Но как раз столкновение этих двух взаимоисключающих моментов – метафизического неразумия вселенной и спокойно берущей этот факт за отправную точку для себя осмысленности нашего поведения – и служит, согласно Камю, тем отношением, которое нужно непрестанно поддерживать, чтобы сохранить подвижное равновесие, духовную меру, предохраняющую нас от саморазрушения или срывов в безнравственность. Частичной смене мировоззренческих установок со времен «Постороннего» сопутствует и частичное ограничение тогдашнего философско-этического иррационализма. Сопрягая между собой «счастье» и «долг», Камю теперь в «Чуме» усматривает признак подлинности поступков уже не в стихийной их непроизвольности, а в обдуманности. И достаточно нарушить вечное противостояние двух разнородных сторон – непроницаемого бытия и прозрачной для себя личности – в пользу одной из них, достаточно, скажем, допустить сумятицу внутрь себя как продолжение хаоса бытия или же, напротив, нескромно распространить нашу жажду ясности вовне, занявшись изысканием неких разумных начал неразумного в принципе миропорядка, точнее, беспорядка, а уж из них, в свою очередь, выводить ту ли иную линию наших действий, – как нас ждет катастрофа.

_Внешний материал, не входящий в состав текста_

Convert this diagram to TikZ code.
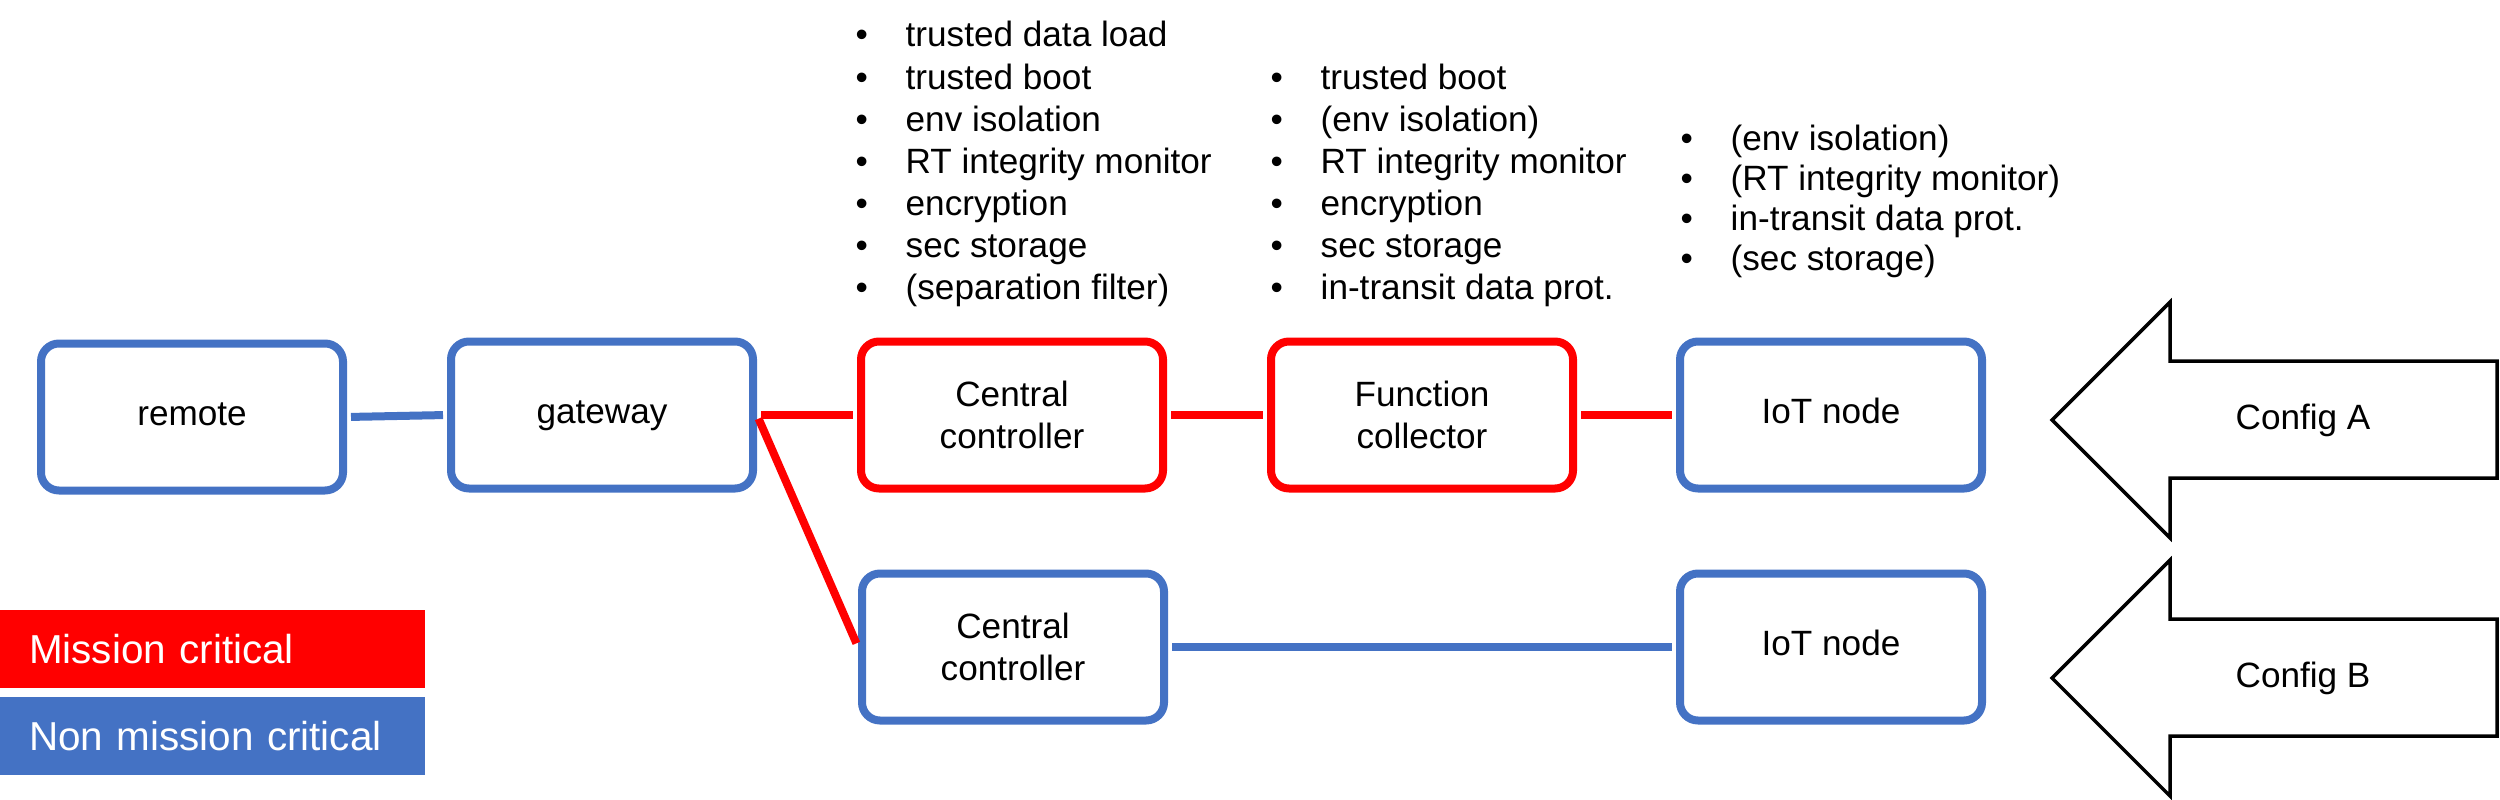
\documentclass[tikz,border=0pt]{standalone}
\usepackage{fontspec}
\setmainfont{Liberation Sans}
\definecolor{mcred}{RGB}{255,0,0}
\definecolor{nmcblue}{RGB}{68,114,196}
\newcommand{\itm}[1]{\makebox[0.5cm][l]{\textbullet}#1}
\begin{document}
\begin{tikzpicture}
            \tikzstyle{blk}=[draw,rounded corners=0.18cm,line width=0.08cm,minimum width=3.02cm,minimum height=1.47cm,align=center,fill=white,font=\fontsize{10}{12}\selectfont]
            \tikzstyle{redblk}=[blk,draw=mcred]
            \tikzstyle{blueblk}=[blk,draw=nmcblue]
            \tikzstyle{oneline}=[text height=0.72em,text depth=0.21em]
            \tikzstyle{wire}=[line width=0.08cm,shorten <=0.04cm,shorten >=0.04cm]
            \tikzstyle{lst}=[inner sep=0,align=left,font=\fontsize{10}{12}\selectfont]
            \tikzstyle{cfgarrow}=[draw,line width=0.035cm,line join=miter]
            \tikzstyle{legend}=[text width=3.67cm,inner xsep=0.29cm,minimum height=0.78cm,align=left,text=white,font=\fontsize{11.5}{13.8}\selectfont]

            \useasboundingbox (0,0) rectangle (25,7.99);

            %config_a
            \node[blueblk,oneline] (remote) at (1.92,3.82) {remote};
            \node[blueblk,oneline] (gateway) at (6.02,3.84) {gateway};
            \node[redblk] (ccA) at (10.12,3.84) {Central\\controller};
            \node[redblk] (fcA) at (14.22,3.84) {Function\\collector};
            \node[blueblk,oneline] (iotA) at (18.31,3.84) {IoT node};

            %config_b
            \node[blueblk] (ccB) at (10.13,1.52) {Central\\controller};
            \node[blueblk,oneline] (iotB) at (18.31,1.52) {IoT node};

            \draw[wire,nmcblue] (remote.east)--(gateway.west);
            \draw[wire,mcred] (gateway.east)--(ccA.west);
            \draw[wire,mcred] (ccA.east)--(fcA.west);
            \draw[wire,mcred] (fcA.east)--(iotA.west);
            \draw[wire,mcred] (gateway.east)--(ccB.west);
            \draw[wire,nmcblue] (ccB.east)--(iotB.west);

            %security_features (anchored at the last line)
            \node[lst,anchor=base west] (secCC) at (8.55,4.99) {\itm{trusted data load}\\\itm{trusted boot}\\\itm{env isolation}\\\itm{RT integrity monitor}\\\itm{encryption}\\\itm{sec storage}\\\itm{(separation filter)}};
            \node[lst,anchor=base west] (secFC) at (12.70,4.99) {\itm{trusted boot}\\\itm{(env isolation)}\\\itm{RT integrity monitor}\\\itm{encryption}\\\itm{sec storage}\\\itm{in-transit data prot.}};
            \node[lst,anchor=base west,font=\fontsize{10}{11.3}\selectfont] (secIoT) at (16.80,5.29) {\itm{(env isolation)}\\\itm{(RT integrity monitor)}\\\itm{in-transit data prot.}\\\itm{(sec storage)}};

            \foreach \y/\nm/\lab in {3.79/cfgA/Config A,1.21/cfgB/Config B}
            {
                \draw[cfgarrow] (20.52,\y)--++(1.18,1.18)--++(0,-0.59)--++(3.27,0)--++(0,-1.17)--++(-3.27,0)--++(0,-0.6)--cycle;
                \node[font=\fontsize{10}{12}\selectfont] (\nm) at (23.03,\y) {\lab};
            }

            %legend
            \node[legend,fill=mcred] (mc) at (2.125,1.50) {Mission critical};
            \node[legend,fill=nmcblue] (nmc) at (2.125,0.63) {Non mission critical};
\end{tikzpicture}
\end{document}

Крах богослова Панлу в «Чуме» именно такая трагедия мысли, заведенной в тупик желанием опереть нравственность на внеположенные для нее принципы, ошибочно усмотренные там, где их нет и быть не может. Камю не сделал неистового проповедника мишенью для памфлетного обличения. По-своему эта фигура значительна, ибо развенчивается не личность Панлу сама по себе, а конечные основы религиозного миропонимания, пленником которого тот оказывается из доброй потребности быть последовательным. Панлу вовсе не человеконенавистник но природе, не фанатик-аскет, в нем живет и жалость к «греховным» смертным, и великодушие. Он включается в борьбу с эпидемией, самоотверженно выполняет самые опасные поручения, «Мы работаем вместе во имя того, что объединяет нас поверх богохульств и молитв, – признает неверующий доктор Риё. – Я ненавижу смерть и болезнь, вы это знаете. И хотите вы того или нет, мы вместе от них страдаем и вместе с ними боремся» (I, 1395–1396).
Расхождения начинаются не на уровне дела, а на уровне мысли. Религиозное мышление, если оно не изменяет себе до конца, невозможно увязать ни с самим бедствием, ни тем более с сопротивлением ему. Перед человеческим страданием верующий смиряется, возносит хвалы карающей длани, вместо того чтобы резко восстать. А ученый отец-иезуит не просто христианин, не просто преданный служитель церкви, он в глазах Камю – воплощенное христианское миропонимание. Он не вправе молчать, он призван откровенно вывести из божественной воли все происходящее: ведь Создатель всеведущ и всеблаг, и раз он допустил чумные беды, значит, на то был его высший умысел. «Братья мои, – возглашает Панлу в своей первой проповеди, – вас постигло бедствие, братья мои, вы это заслужили» (I, 1294). В стиле грозных ветхозаветных пророков он приглашает коленопреклоненно покаяться заблудших овец господних: чума ниспослана на нечестивый град, это страдание очищающее и врачующее души, перст, указующий путь ко спасению. Божий бич отделит чистых от нечистых, праведных от грешных, он – зло, которое ведет в царство добра. От него не оградит суетная мирская медицина, оранцам надлежит прежде всего уверовать в благостность провидения.
Логический ряд четко выстроен и вполне завершен, но, как замечает доктор Риё, «Панлу человек книжный. Он недостаточно часто видел, как умирают, и потому говорит от имени истины» (I, 1320). Чума восполняет этот пробел. Она словно нарочно издевается над всеми благочестивыми помыслами, минуя порочных, вроде проходимца Коттара, и поражая безгрешных. «Этот-то по крайней мере невинен, вам это хорошо известно» (I, 1394), – бросает Риё в лицо Панлу, выйдя вместе с ним из палаты, где только что скончался ребенок. Мучения непорочного дитяти ставят под удар всю теологическую премудрость. Чума несовместима с религиозной догмой, душевный мир верующего держится на волоске. У трупа младенца он должен либо усомниться в разумности Всевышнего, либо зажмурить глаза и заткнуть уши, продолжая вопреки очевидности цепляться за обломки потерпевшей крушение веры.